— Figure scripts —
^^^^^^^^
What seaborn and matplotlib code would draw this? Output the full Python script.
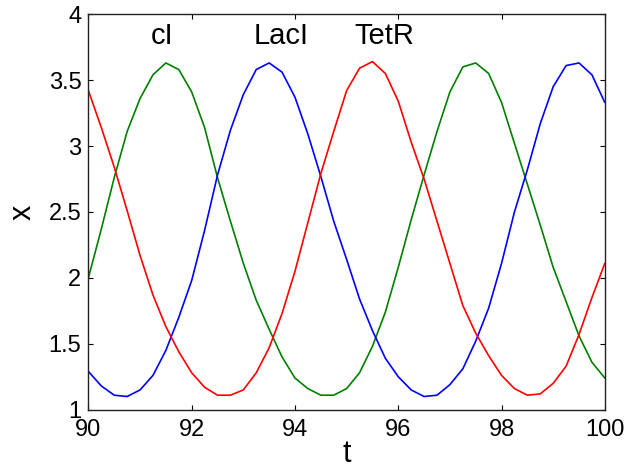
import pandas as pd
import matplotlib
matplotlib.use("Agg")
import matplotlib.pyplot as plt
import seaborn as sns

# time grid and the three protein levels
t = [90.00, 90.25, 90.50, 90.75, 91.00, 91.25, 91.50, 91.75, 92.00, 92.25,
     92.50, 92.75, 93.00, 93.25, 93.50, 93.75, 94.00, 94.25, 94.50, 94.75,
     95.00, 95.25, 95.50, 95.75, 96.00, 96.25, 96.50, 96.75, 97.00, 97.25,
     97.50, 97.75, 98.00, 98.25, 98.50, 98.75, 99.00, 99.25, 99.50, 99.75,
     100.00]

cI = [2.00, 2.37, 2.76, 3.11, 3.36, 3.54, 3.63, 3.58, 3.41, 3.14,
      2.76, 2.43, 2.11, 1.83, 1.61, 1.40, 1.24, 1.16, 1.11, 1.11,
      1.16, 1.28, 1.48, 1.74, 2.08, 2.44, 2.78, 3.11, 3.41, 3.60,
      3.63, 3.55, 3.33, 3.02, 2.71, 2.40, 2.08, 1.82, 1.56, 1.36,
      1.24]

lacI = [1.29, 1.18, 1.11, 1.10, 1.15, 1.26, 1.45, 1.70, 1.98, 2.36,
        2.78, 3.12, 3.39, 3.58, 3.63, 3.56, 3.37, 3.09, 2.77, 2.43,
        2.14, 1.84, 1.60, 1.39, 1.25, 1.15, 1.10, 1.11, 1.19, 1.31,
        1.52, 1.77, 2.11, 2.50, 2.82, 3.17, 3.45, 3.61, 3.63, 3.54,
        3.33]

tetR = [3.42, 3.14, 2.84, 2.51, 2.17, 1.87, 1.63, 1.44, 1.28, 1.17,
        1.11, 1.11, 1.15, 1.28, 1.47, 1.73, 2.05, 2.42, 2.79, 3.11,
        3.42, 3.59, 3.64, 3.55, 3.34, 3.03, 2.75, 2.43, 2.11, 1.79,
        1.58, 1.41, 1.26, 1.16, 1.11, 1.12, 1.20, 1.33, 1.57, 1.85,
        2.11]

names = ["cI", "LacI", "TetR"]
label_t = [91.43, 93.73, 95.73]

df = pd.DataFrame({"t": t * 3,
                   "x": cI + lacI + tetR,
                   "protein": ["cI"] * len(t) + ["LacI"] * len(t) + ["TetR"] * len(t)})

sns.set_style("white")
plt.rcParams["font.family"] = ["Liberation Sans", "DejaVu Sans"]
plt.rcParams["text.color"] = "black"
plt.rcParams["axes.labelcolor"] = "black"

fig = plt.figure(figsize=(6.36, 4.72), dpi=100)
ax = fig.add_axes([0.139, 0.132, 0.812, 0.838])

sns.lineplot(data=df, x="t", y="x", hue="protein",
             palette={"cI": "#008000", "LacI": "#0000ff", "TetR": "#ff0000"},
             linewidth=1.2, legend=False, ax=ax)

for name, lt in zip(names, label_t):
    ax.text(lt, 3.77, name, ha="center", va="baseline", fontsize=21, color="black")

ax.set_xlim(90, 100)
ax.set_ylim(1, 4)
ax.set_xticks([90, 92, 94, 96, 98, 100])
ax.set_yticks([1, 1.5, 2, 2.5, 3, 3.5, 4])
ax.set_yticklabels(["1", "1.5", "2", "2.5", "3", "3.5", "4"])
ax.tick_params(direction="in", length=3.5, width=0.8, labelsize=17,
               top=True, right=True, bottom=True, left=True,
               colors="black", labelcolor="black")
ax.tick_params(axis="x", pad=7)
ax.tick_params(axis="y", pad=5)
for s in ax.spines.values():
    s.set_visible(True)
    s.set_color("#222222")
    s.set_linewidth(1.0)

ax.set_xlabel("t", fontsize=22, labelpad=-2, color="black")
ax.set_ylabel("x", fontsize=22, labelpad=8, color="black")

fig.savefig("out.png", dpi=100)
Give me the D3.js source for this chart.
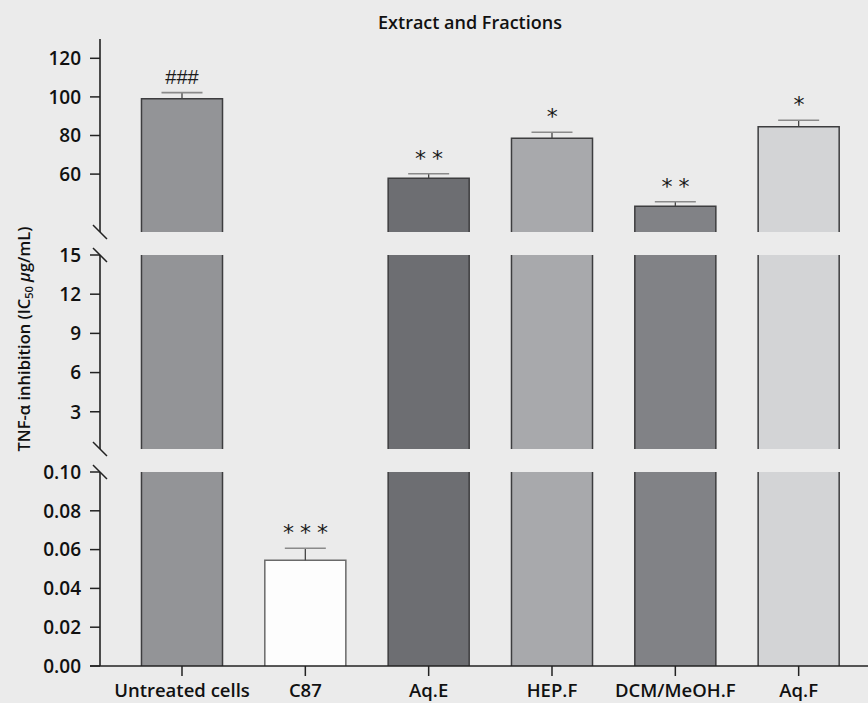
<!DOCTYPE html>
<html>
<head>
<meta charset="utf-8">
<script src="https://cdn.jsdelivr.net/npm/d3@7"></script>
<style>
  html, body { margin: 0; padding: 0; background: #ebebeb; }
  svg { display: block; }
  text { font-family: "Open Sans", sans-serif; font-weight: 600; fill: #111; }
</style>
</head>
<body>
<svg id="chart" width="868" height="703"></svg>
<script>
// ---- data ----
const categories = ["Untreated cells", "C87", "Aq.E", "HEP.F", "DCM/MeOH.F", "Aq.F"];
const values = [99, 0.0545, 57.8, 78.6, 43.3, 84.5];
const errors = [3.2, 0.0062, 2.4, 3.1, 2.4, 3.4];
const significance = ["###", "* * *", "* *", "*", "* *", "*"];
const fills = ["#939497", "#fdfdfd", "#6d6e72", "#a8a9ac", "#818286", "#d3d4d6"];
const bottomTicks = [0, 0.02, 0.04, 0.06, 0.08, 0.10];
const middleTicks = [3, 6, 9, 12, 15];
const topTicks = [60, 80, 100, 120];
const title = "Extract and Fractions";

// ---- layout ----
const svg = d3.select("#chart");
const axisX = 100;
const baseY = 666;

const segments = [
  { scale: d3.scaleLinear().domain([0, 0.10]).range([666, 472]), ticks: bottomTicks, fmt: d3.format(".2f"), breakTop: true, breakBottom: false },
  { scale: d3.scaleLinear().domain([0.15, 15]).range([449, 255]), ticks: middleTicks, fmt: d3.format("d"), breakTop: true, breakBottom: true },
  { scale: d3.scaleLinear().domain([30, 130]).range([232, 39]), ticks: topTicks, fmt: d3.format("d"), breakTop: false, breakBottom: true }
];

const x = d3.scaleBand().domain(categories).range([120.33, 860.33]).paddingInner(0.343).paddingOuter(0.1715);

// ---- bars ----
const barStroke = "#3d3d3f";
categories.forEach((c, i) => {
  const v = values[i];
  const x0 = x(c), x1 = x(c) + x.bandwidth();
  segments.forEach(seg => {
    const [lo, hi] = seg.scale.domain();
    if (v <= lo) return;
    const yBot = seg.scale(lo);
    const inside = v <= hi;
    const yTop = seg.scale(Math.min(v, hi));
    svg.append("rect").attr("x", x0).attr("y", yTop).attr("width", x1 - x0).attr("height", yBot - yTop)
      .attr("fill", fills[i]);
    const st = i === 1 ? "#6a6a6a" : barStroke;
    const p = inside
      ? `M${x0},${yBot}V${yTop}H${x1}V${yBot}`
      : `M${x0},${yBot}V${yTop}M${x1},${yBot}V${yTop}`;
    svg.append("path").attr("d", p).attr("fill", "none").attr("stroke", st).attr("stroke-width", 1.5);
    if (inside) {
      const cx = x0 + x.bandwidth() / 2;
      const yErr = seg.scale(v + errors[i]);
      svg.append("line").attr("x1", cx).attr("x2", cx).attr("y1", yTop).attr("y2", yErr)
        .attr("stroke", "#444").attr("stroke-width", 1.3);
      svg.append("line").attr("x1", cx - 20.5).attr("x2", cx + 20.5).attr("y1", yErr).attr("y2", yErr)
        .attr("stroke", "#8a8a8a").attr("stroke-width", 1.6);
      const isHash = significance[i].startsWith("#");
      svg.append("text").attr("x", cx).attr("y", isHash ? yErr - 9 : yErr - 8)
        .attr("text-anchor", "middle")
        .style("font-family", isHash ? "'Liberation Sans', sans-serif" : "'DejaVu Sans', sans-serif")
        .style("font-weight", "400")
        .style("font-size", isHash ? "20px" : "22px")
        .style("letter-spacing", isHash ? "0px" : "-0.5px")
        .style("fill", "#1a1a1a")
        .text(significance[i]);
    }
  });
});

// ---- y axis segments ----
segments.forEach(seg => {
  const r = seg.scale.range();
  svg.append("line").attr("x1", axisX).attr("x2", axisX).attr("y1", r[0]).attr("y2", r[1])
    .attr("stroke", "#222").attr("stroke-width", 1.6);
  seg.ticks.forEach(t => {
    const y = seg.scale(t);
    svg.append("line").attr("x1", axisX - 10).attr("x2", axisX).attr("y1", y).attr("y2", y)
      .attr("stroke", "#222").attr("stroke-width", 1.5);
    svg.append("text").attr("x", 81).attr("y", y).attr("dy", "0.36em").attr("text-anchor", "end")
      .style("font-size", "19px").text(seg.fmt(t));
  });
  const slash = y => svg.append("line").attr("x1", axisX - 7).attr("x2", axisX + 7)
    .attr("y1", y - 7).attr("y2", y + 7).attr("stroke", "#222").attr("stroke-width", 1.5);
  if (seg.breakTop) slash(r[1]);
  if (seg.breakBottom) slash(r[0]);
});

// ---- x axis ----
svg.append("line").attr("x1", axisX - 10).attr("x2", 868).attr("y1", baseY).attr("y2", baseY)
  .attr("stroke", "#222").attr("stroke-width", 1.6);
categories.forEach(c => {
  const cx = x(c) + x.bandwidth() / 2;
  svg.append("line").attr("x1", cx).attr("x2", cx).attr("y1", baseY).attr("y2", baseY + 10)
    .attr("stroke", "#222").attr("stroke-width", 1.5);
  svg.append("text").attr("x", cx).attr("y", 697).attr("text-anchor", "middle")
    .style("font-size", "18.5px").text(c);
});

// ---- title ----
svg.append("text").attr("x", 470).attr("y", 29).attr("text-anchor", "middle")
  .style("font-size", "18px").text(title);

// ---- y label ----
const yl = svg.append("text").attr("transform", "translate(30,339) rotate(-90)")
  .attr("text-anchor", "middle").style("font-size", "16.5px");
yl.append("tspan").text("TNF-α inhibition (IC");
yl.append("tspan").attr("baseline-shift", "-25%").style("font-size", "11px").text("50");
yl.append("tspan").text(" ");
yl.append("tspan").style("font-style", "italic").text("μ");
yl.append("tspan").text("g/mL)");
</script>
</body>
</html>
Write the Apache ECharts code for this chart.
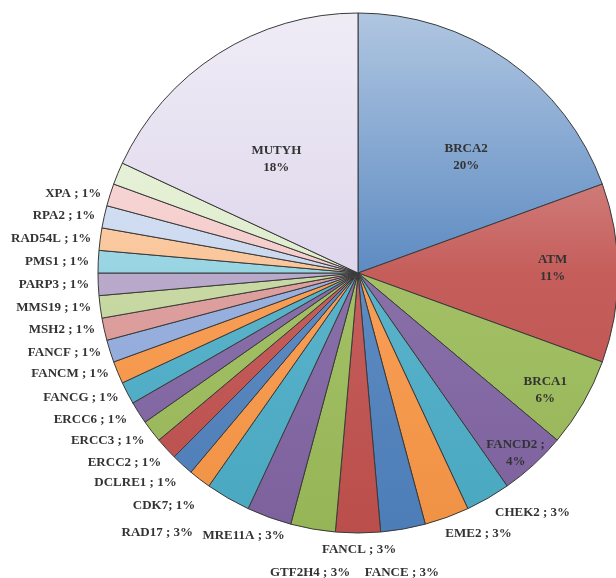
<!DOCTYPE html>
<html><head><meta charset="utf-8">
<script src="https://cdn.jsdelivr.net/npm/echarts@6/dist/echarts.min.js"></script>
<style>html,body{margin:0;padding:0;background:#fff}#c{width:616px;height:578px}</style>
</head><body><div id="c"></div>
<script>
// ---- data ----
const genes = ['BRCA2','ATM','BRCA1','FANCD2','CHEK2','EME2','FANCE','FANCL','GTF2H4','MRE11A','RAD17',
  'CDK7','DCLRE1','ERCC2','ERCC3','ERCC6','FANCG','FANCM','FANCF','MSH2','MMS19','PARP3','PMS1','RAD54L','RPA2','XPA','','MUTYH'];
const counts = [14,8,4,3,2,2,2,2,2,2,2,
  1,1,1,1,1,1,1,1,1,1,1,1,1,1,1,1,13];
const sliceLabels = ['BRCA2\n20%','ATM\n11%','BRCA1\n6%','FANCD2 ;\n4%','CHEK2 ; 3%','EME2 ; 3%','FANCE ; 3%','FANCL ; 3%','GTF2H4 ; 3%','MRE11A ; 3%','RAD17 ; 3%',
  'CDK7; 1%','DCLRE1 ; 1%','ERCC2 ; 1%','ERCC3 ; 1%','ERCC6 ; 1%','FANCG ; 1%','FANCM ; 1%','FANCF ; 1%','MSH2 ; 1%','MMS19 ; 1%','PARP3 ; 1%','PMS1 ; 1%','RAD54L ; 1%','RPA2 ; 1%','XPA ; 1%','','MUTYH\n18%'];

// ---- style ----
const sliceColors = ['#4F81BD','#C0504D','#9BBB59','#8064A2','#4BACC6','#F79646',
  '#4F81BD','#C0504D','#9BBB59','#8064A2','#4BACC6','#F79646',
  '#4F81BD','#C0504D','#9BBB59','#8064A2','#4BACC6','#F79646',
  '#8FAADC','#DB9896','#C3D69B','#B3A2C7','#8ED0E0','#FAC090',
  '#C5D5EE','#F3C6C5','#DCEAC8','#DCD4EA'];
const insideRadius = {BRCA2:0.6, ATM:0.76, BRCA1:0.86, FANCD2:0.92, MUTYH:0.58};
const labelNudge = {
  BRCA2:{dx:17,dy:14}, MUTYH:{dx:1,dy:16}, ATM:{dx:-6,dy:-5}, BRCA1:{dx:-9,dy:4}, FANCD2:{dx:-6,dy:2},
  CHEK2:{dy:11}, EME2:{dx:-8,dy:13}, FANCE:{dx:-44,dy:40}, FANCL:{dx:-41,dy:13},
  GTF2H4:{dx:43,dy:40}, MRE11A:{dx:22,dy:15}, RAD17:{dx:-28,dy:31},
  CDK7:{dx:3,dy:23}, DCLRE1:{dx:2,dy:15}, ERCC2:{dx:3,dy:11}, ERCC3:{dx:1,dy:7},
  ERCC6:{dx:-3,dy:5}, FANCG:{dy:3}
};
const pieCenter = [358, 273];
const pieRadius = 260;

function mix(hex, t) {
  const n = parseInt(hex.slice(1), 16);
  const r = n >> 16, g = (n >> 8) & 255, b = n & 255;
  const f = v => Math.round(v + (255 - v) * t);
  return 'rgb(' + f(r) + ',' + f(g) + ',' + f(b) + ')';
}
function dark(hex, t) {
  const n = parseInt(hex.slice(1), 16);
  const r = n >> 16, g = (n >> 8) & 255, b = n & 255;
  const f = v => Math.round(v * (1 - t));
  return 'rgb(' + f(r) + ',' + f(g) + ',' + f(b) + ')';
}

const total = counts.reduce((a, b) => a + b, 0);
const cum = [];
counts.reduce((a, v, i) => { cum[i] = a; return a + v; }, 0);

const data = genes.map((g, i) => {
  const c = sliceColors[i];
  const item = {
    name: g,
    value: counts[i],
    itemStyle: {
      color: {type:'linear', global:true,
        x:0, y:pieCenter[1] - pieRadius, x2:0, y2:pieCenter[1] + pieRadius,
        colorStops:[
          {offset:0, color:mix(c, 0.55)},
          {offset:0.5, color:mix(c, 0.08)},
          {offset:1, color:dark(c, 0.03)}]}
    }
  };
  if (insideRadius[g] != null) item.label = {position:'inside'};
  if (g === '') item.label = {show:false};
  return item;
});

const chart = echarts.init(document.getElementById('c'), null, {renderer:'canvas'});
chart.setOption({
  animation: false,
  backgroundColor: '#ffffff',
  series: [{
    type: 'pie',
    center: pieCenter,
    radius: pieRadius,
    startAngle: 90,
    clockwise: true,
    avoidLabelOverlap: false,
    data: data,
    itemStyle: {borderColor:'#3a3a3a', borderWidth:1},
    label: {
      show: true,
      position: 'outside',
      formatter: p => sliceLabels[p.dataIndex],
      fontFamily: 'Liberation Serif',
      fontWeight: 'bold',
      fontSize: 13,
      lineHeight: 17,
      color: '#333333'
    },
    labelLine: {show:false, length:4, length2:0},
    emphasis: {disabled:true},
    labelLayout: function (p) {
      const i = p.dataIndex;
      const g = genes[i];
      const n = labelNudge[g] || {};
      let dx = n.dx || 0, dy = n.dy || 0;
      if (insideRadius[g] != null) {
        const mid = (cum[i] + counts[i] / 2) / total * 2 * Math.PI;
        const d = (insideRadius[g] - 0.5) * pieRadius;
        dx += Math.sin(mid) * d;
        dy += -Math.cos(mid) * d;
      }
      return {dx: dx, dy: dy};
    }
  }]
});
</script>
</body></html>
^^^^^^^^
— Exercise —
Both the first line of the records above and the line containing "import seaborn as sns" belong in the copy; please return them and every line between, exactly, minus the pictures.

— Answer for this exercise —
What seaborn and matplotlib code would draw this? Output the full Python script.
import pandas as pd
import matplotlib
matplotlib.use("Agg")
import matplotlib.pyplot as plt
import seaborn as sns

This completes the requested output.